Freitag, 23. April 2021

Joan Baez - In San Francisco (1964, Fantasy)

Its lowly budget status notwithstanding, Joan Baez "In San Francisco" is, in fact, a crucial addition to any collection - albeit one that even completists are unlikely to play more than once or twice.
It comprises the album-length session that the then unknown teenager recorded in June 1958, as she later recalled. "I… was still in high school [when] two guys approached me and said ‘hey little girl, would you like to make a record?' They were rogues, but I didn't know that. [So] off we went to San Francisco [where] I recorded everything I knew on a gigantic borrowed Gibson guitar."

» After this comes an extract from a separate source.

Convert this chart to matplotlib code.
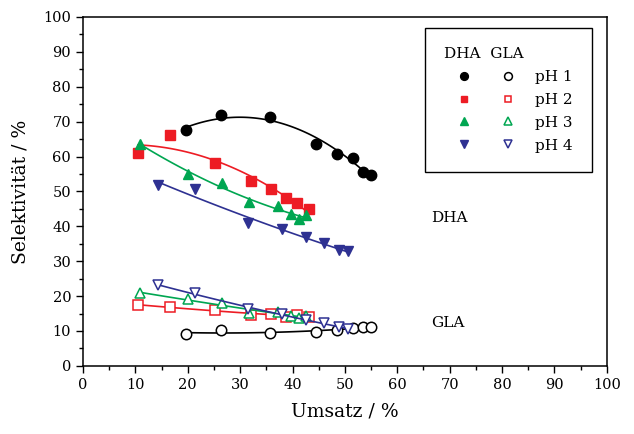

A dozen songs ranged from recent hit songs like "La Bamba", "Young Blood" and Harry Belafonte's "Island In The Sun", to folk club standards "Oh Freedom" and "I Gave My Love A Cherry", and it must be confessed, no matter how beautiful Baez's voice was, the material lets it down almost every time. True, her version of "Dark As A Dungeon" was fine, and she obviously retained enough affection for "Scarlet Ribbons" to include it aboard her "Rare, Live and Classic" box set. Otherwise, however, "Joan Baez in San Francisco" is little more than a curio from the very dawn of her career, a demo tape that failed in its stated purpose of landing her a record deal, and which should have been archived accordingly. But it resurfaced in 1964, once Baez's fame was assured and, while she did succeed in getting an injunction against it at the time, it has continued resurfacing ever since.